LE JOURNAL DU DROIT DES JEUNES

L'éditorial de Alexandra Roelandt et Benoit Van Keirsbilck dans le JDJ N°406

De toute évidence,il n’y a rien de mal à cela !

Difficile de ne pas revenir sur le passage fracassant de Viktor Orban lors du dernier sommet européen. Le Premier ministre, qui fut pourtant libéral, n’a pas hésité à défendre une loi hongroise récemment votée portant atteinte aux droits des personnes LGBTQI+.

Ce texte, qui amalgame honteusement l’homosexualité et la pédophilie, vise à bannir de l’espace public tout support, écrit ou oral, «promouvant l’homosexualité» ainsi que «la déviation de l’identité de genre et le changement de sexe», notamment auprès des jeunes.

Le même Viktor Orban entend donner le monopole de l’éducation sexuelle à la sphère familiale, comme si tous les parents étaient bien positionnés ou bien outillés pour aborder tous les aspects de cette question avec leur enfant et comme si ce n’était pas une responsabilité globale de l’ensemble de la société.

Même si l’Union a vivement réagi et menacé la Hongrie de sanctions (1), ce qui témoigne de l’émotion heureusement suscitée par ce genre de dérives, celle-ci n’est pas un acte isolé. La Turquie en est un parfait exemple, puisqu’elle n’a pas hésité à dénoncer la Convention d’Istanbul, un instrument pourtant fondamental à la promotion du respect des droits humains et la lutte contre les violences faites aux femmes, considérant que le texte «menace les valeurs familiales» et «normalise l’homosexualité».

Nouvel exemple, parmi tant d’autres, que les droits ne sont jamais définitivement acquis, mais restent des combats permanents.

Plus globalement, chez nous aussi, il faut reconnaître que le machisme reste ancré dans la culture et les stéréotypes de genre continuent à être largement diffusés. Internet est bien souvent la principale source d’information et «d’éducation» des jeunes, alors qu’il montre une image souvent bien pauvre, très stéréotypée et déshumanisante de la sexualité, véhiculant les pires horreurs, les préjugés, la violence, la domination, l’inégalité, l’homophobie où la notion de respect de soi et de l’autre est trop rarement présente.

Il est indispensable de continuer à identifier et déconstruire ces informations et favoriser une éducation à la vie affective et sexuelle, à partir d’un jeune âge (adaptée au stade de développement) et bien sûr aborder la délicate question du consentement, qui doit être rappelée encore et encore.
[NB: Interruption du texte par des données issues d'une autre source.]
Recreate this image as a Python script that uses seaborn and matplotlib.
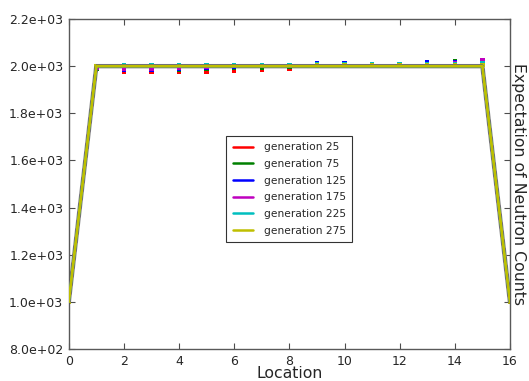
import numpy as np
import pandas as pd
import matplotlib
matplotlib.use("Agg")
import matplotlib.pyplot as plt
from matplotlib.ticker import FormatStrFormatter
import seaborn as sns

locations = list(range(17))
generations = [25, 75, 125, 175, 225, 275]
colors = ["#ff0000", "#008000", "#0000ff", "#bf00bf", "#00bfbf", "#bfbf00"]

# expected counts per location (same for every generation)
expected = [1000] + [2000] * 15 + [1000]

# estimated counts per generation (small squares)
est_25 = [1000, 1990, 1978, 1975, 1975, 1978, 1982, 1985, 1990, 2000, 2003, 2005, 2008, 2010, 2012, 2020, 1000]
est_75 = [1000, 1988, 1990, 1992, 1985, 1990, 1993, 1995, 1998, 2005, 2008, 2008, 2010, 2015, 2022, 2022, 1000]
est_125 = [1000, 1992, 1985, 1985, 1990, 1995, 1998, 2000, 2003, 2012, 2012, 2010, 2010, 2018, 2018, 2016, 1000]
est_175 = [1000, 1995, 1987, 1990, 1995, 1998, 2000, 2000, 2003, 2008, 2008, 2008, 2008, 2010, 2012, 2024, 1000]
est_225 = [1000, 2002, 2004, 2004, 2004, 2004, 2004, 2003, 2006, 2008, 2008, 2010, 2010, 2008, 2008, 2012, 1000]
est_275 = [1000, 2000, 2000, 2000, 2000, 2000, 2000, 2002, 2002, 2003, 2004, 2004, 2004, 2004, 2004, 2006, 1000]
estimates = [est_25, est_75, est_125, est_175, est_225, est_275]

rows = []
for g, est in zip(generations, estimates):
    for x, e, m in zip(locations, expected, est):
        rows.append({"loc": x, "expected": e, "estimate": m, "gen": "generation %d" % g})
df = pd.DataFrame(rows)
order = ["generation %d" % g for g in generations]

sns.set_style("ticks")
plt.rcParams['font.family'] = ['DejaVu Sans']

fig = plt.figure(figsize=(5.29, 3.81), dpi=100)
ax = fig.add_axes([0.130, 0.084, 0.834, 0.866])

# grey underlay of the expectation curve
ax.plot(locations, expected, color="0.55", lw=3.2, zorder=1, solid_joinstyle="miter")

sns.scatterplot(data=df, x="loc", y="estimate", hue="gen", hue_order=order,
                palette=colors, marker="s", s=10, linewidth=0, legend=False,
                ax=ax, zorder=2)
sns.lineplot(data=df, x="loc", y="expected", hue="gen", hue_order=order,
             palette=colors, lw=2.0, ax=ax, zorder=3)

ax.set_xlim(0, 16)
ax.set_ylim(800, 2200)
ax.set_xticks(range(0, 17, 2))
ax.set_yticks(range(800, 2201, 200))
ax.yaxis.set_major_formatter(FormatStrFormatter("%.1e"))
ax.tick_params(direction="in", top=True, right=True, length=4, width=0.8,
               labelsize=9, pad=4, color="0.3")
for s in ax.spines.values():
    s.set_color("0.35")
    s.set_linewidth(1.0)

ax.set_xlabel("Location", fontsize=11.3, va="center")
ax.xaxis.set_label_coords(0.5, -0.075)
ax.set_ylabel("Expectation of Neutron Counts", fontsize=11.3, rotation=270,
              ha="center", va="center")
ax.yaxis.set_label_coords(1.02, 0.5)

leg = ax.legend(loc="center", fontsize=7.7, handlelength=1.9, labelspacing=0.62,
                handletextpad=1.0, fancybox=False, frameon=True, borderpad=0.6,
                bbox_to_anchor=(0.5, 0.485))
leg.get_frame().set_edgecolor("black")
leg.get_frame().set_linewidth(0.8)
for h in leg.get_lines():
    h.set_linewidth(1.8)

fig.savefig("out.png", dpi=100)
Pourtant, comme le rappelle le Conseil de l’Europe, «Une éducation sexuelle complète protège les enfants et contribue à rendre la société plus sûre et inclusive» (2). Ce qui implique de reconnaître que la sexualité fait partie intégrante de la vie et que les enfants et les jeunes ont le droit de recevoir des informations fiables, scientifiques et complètes dans ce domaine en évitant qu’elles ne traitent uniquement de la biologie et de la reproduction, mais permettent véritablement aux enfants de connaître leur corps et leurs droits et de s’informer sur l’égalité de genre, l’orientation sexuelle, l’identité de genre et les relations saines.

Comme le rappelle Dunja Mijatović, Commissaire aux droits de l’homme du Conseil de l’Europe, «L’éducation sexuelle permet en effet d’apprendre à connaître ses droits et à respecter ceux d’autrui, à protéger sa santé et à adopter une attitude constructive à l’égard des questions sexuelles et relationnelles. Elle permet aussi d’acquérir des compétences utiles dans tous les domaines de la vie, telles que la confiance en soi, l’esprit critique et la capacité à prendre des décisions éclairées. De toute évidence, il n’y a rien de mal à cela.» (3)

Alexandra Roelandt et Benoit Van Keirsbilck


(1) «Parler c’est bien, agir c’est mieux», carte blanche initiée par différents professeurs d’université, — Le Soir « Droits des LGBTQIA+ en Hongrie : après les paroles, les actes ? », 25 juin 2021
(2) Une éducation sexuelle complète protège les enfants et contribue à rendre la société plus sûre et inclusive
(3) Site du Conseil de l’Europe, op. cit.